2.
The Lowenbraü building is the heart of Zuriwest’s art scene, home to several major institutions and the Migros Museum which is the contemporary art collection of a fund genrerated by 1% of the profits from Migros, Switzerland’s equivalent of Tesco’s. Inside however, there’s Susan Hiller, there’s Jospeh Beuys, and a myriad collection of other seminal 20th century artists. It made me wonder who Tesco’s would choose to buy if they ever found the capacity to be so generous.
Later on I met Catherine Munger from Pro Helvetia, the Swiss Arts Council, outside the Landesmuseum wherein there are a series of exhibits on what it means to be Swiss, or perhaps on how to generate a cultural identity, and how to retain it over time. It is perhaps this attempt that is fascinating, something eerie about trying to protect and conserve that which has forever been fluid, a collection of people, living in a place, a fluid myth, an identity crisis. An autoethnographic pursuit. We are told of William Tell, a myth about an apple and an arrow, and Henry Dufour, a cartographic genius, others. There are books there, photographs and the development of the grand tour across Switzerland, endless, neat, tidy, everything here is neat, tidy, polished, stacks of books lined up, neatly efficient cloakrooms, lockers, escalators and trams. There is a piece of paper I wish I had taken from my meeting in the Lowenbraü building, it is probably still there, piled high in multiple. A t-shirt I bought from the Holzer show reads WORDS TEND TO BE INADEQUATE, she describes some the things in her own show so eloquently, economically: the cold dry descriptions of torture, the categorization of war and exploitation.

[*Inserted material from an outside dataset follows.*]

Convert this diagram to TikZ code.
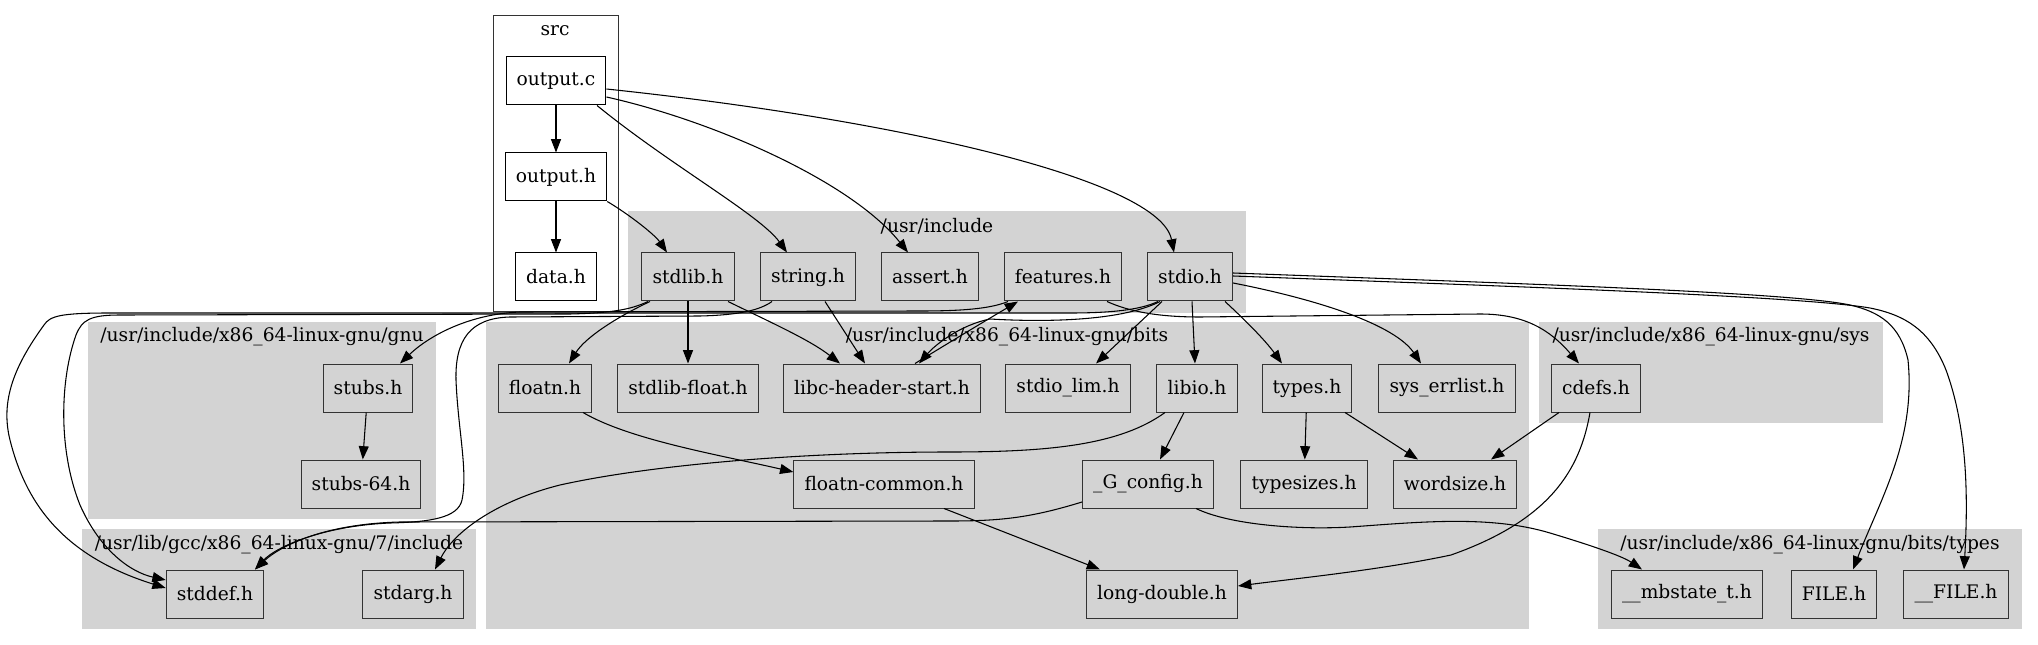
\documentclass[tikz,border=0pt]{standalone}
\usepackage{fontspec}
\setmainfont{DejaVu Serif}
\usetikzlibrary{calc,arrows.meta}
\definecolor{grpgray}{HTML}{D3D3D3}
\definecolor{rim}{HTML}{333333}
\tikzset{
  hfile/.style={draw=rim,fill=grpgray,line width=0.75pt,minimum height=36pt,minimum width=54pt,inner xsep=8pt,font=\fontsize{14}{16}\selectfont},
  dep/.style={-{Triangle[length=10pt,width=7.5pt]},line width=0.8pt},
}

\begin{document}
\begin{tikzpicture}[x=0.75pt,y=-0.75pt]
\tikzset{
  srcfile/.style={hfile,fill=white,draw=black},
  grp/.style={fill=grpgray},
  grplab/.style={inner sep=0pt,font=\fontsize{14}{16}\selectfont},
}
\useasboundingbox (0,0) rectangle (2038,645);
% clusters
\draw[draw=rim,line width=0.75pt,fill=white] (493,16) rectangle (618,312);
\fill[grp] (628,211) rectangle (1246,313);
\fill[grp] (88,322) rectangle (436,519);
\fill[grp] (486,322) rectangle (1529,629);
\fill[grp] (1539,322) rectangle (1883,423);
\fill[grp] (82,529) rectangle (476,629);
\fill[grp] (1598,529) rectangle (2022,629);
\node[grplab] (lsrc)  at (555,31)  {src};
\node[grplab] (linc)  at (937,226) {/usr/include};
\node[grplab] (lgnu)  at (262,337) {/usr/include/x86\_64-linux-gnu/gnu};
\node[grplab] (lbits) at (1007,337) {/usr/include/x86\_64-linux-gnu/bits};
\node[grplab] (lsys)  at (1711,337) {/usr/include/x86\_64-linux-gnu/sys};
\node[grplab] (lgcc)  at (279,545) {/usr/lib/gcc/x86\_64-linux-gnu/7/include};
\node[grplab] (ltyp)  at (1810,545) {/usr/include/x86\_64-linux-gnu/bits/types};
% files
\node[srcfile] (outc) at (556,81)  {output.c};
\node[srcfile] (outh) at (556,177) {output.h};
\node[srcfile] (data) at (556,277) {data.h};
\node[hfile] (stdlib) at (688,277)  {stdlib.h};
\node[hfile] (string) at (808,277)  {string.h};
\node[hfile] (assert) at (930,277)  {assert.h};
\node[hfile] (feat)   at (1063,277) {features.h};
\node[hfile] (stdio)  at (1190,277) {stdio.h};
\node[hfile] (stubs)   at (368,388) {stubs.h};
\node[hfile] (stubs64) at (361,484) {stubs-64.h};
\node[hfile] (floatn)  at (545,388)  {floatn.h};
\node[hfile] (slfloat) at (688,388)  {stdlib-float.h};
\node[hfile] (lhs)     at (882,388)  {libc-header-start.h};
\node[hfile] (siolim)  at (1068,388) {stdio\_lim.h};
\node[hfile] (libio)   at (1197,388) {libio.h};
\node[hfile] (types)   at (1307,388) {types.h};
\node[hfile] (errl)    at (1447,388) {sys\_errlist.h};
\node[hfile] (cdefs)   at (1596,388) {cdefs.h};
\node[hfile] (fcommon) at (884,484)  {floatn-common.h};
\node[hfile] (gconf)   at (1148,484) {\_G\_config.h};
\node[hfile] (tsizes)  at (1304,484) {typesizes.h};
\node[hfile] (wsize)   at (1455,484) {wordsize.h};
\node[hfile] (stddef)  at (215,594)  {stddef.h};
\node[hfile] (stdarg)  at (413,594)  {stdarg.h};
\node[hfile] (ldbl)    at (1162,594) {long-double.h};
\node[hfile] (mbst)    at (1687,594) {\_\_mbstate\_t.h};
\node[hfile] (file)    at (1834,594) {FILE.h};
\node[hfile] (ufile)   at (1956,594) {\_\_FILE.h};
% includes
\draw[dep] (outc) -- (outh);
\draw[dep] (outh) -- (data);
\draw[dep] (outh.south east) .. controls (630,215) and (655,235) .. ($(stdlib.north)+(-21,0)$);
\draw[dep] ($(outc.south)+(41,0)$) .. controls (670,165) and (760,215) .. ($(string.north)+(-21,0)$);
\draw[dep] ($(outc.east)+(0,16)$) .. controls (710,120) and (850,180) .. ($(assert.north)+(-22,0)$);
\draw[dep] ($(outc.east)+(0,8)$) .. controls (900,120) and (1160,180) .. ($(stdio.north)+(-16,0)$);
\draw[dep] ($(stdlib.south)+(-38,0)$) .. controls (615,318) and (585,338) .. ($(floatn.north)+(24,0)$);
\draw[dep] (stdlib) -- (slfloat);
\draw[dep] ($(stdlib.south)+(40,0)$) .. controls (770,322) and (810,340) .. ($(lhs.north)+(-42,0)$);
\draw[dep] ($(stdlib.south)+(-40,0)$) .. controls (630,310) and (610,313) .. (570,314) -- (120,315)
  .. controls (90,315) and (82,320) .. (76,335) .. controls (60,380) and (58,450) .. (80,505)
  .. controls (100,550) and (130,572) .. ($(stddef.west)+(0,-14)$);
\draw[dep] ($(string.south)+(17,0)$) -- ($(lhs.north)+(-17,0)$);
\draw[dep] ($(string.south)+(-36,0)$) .. controls (760,310) and (740,315) .. (700,316) -- (510,317)
  .. controls (470,318) and (455,340) .. (456,380) .. controls (458,430) and (468,470) .. (462,500)
  .. controls (458,518) and (430,522) .. (390,523) .. controls (320,526) and (275,548) .. ($(stddef.north)+(40,0)$);
\draw[dep] ($(stdio.south)+(-30,0)$) .. controls (1120,322) and (1040,322) .. (990,319)
  .. controls (960,325) and (935,345) .. ($(lhs.north)+(37,0)$);
\draw[dep] ($(stdio.south)+(-32,0)$) .. controls (1140,310) and (1110,313) .. (1070,313) -- (110,313)
  .. controls (60,313) and (50,316) .. (44,325) .. controls (15,365) and (0,400) .. (10,440)
  .. controls (25,500) and (60,555) .. ($(stddef.west)+(0,-6)$);
\draw[dep] ($(stdio.south)+(-28,0)$) -- ($(siolim.north)+(28,0)$);
\draw[dep] ($(stdio.south)+(2,0)$) -- ($(libio.north)+(-2,0)$);
\draw[dep] ($(stdio.south)+(35,0)$) .. controls (1245,320) and (1265,340) .. ($(types.north)+(-25,0)$);
\draw[dep] ($(stdio.east)+(0,6)$) .. controls (1320,300) and (1395,325) .. ($(errl.north)+(-26,0)$);
\draw[dep] ($(stdio.east)+(0,-4)$) .. controls (1500,283) and (1790,292) .. (1850,305)
  .. controls (1880,312) and (1900,325) .. (1908,360) .. controls (1916,440) and (1880,500) .. ($(file.north)+(19,0)$);
\draw[dep] ($(stdio.east)+(0,-1)$) .. controls (1500,286) and (1800,296) .. (1870,308)
  .. controls (1905,315) and (1930,330) .. (1946,370) .. controls (1968,430) and (1968,500) .. ($(ufile.north)+(8,0)$);
\draw[dep] ($(lhs.north)+(33,0)$) .. controls (950,342) and (990,318) .. ($(feat.south)+(-45,0)$);
\draw[dep] ($(feat.south)+(-55,0)$) .. controls (990,309) and (960,311) .. (920,311) -- (520,312)
  .. controls (470,314) and (430,335) .. ($(stubs.north)+(32,0)$);
\draw[dep] ($(feat.south)+(44,0)$) .. controls (1130,312) and (1160,317) .. (1200,317) -- (1480,314)
  .. controls (1525,314) and (1550,330) .. ($(cdefs.north)+(-17,0)$);
\draw[dep] (stubs) -- (stubs64);
\draw[dep] ($(floatn.south)+(38,0)$) .. controls (630,440) and (720,455) .. ($(fcommon.west)+(0,-12)$);
\draw[dep] ($(fcommon.south)+(60,0)$) -- ($(ldbl.north)+(-62,0)$);
\draw[dep] ($(libio.south)+(-13,0)$) -- ($(gconf.north)+(12,0)$);
\draw[dep] ($(libio.south)+(-32,0)$) .. controls (1120,445) and (1050,452) .. (950,452)
  .. controls (800,452) and (650,465) .. (560,485) .. controls (500,500) and (455,530) .. ($(stdarg.north)+(22,0)$);
\draw[dep] ($(gconf.west)+(0,18)$) .. controls (1030,518) and (1000,521) .. (950,521) -- (400,522)
  .. controls (320,524) and (278,548) .. ($(stddef.north)+(40,0)$);
\draw[dep] ($(gconf.south)+(48,0)$) .. controls (1230,525) and (1300,530) .. (1350,527)
  .. controls (1420,522) and (1490,515) .. (1550,533) .. controls (1590,545) and (1622,556) .. ($(mbst.north)+(-45,0)$);
\draw[dep] (types) -- (tsizes);
\draw[dep] ($(types.south)+(38,0)$) -- ($(wsize.north)+(-37,0)$);
\draw[dep] ($(cdefs.south)+(-37,0)$) -- ($(wsize.north)+(36,0)$);
\draw[dep] ($(cdefs.south)+(-6,0)$) .. controls (1580,470) and (1550,520) .. (1451,555)
  .. controls (1380,570) and (1300,578) .. ($(ldbl.east)+(0,-8)$);
\end{tikzpicture}
\end{document}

Switzerland is nice though isn’t it? A pleasant land of cattle and chocolate, mountains draped in rare flowers and hikers, mountain bikes. But there is something beneath all that, and I mean beneath the flow of daily life and even beneath the country’s extensive collection of nuclear bunkers – Switzerland’s policy until 2006 was to have enough Nuclear bunker accommodation for its entire population, each newly built block of flats was required to be serviced by a nuclear bunker capable of housing all its residents, each bunker is accompanied by a collection of models in miniature of the nearby architectural highlights, supposedly for their post-apocalyptic reconstruction – so beneath this, and beneath all the veneer and all the real wood – everything is real wood – there is something I can’t quite describe because it demands more time of me still to comprehend and get across. A disquiet, a dis-ease, the suicide rates are high, the drug use, extensive, an apathy spreads, a platitudinous nature, common parlance and polite restraint, like you can’t quite say anything too real, because this is a neutral country in a time of perpetual global conflict and the place seems to be doing rather well for itself, not so much out of manufacturing warfare, but out of quietly enabling it, with discretion. In the Landesmuseum again there is a room dedicated to the countries proud history of anonymous banking and financial disposition, and there is a video of a stern but honest looking man stating “Switzerland’s anonymous banking system grew out of a wish to enable people who were under threat to hide their resources” and you can almost hear him say “but”, or imagine him doing so, but he doesn’t, it hangs there instead, half a sentence, like a silent concession.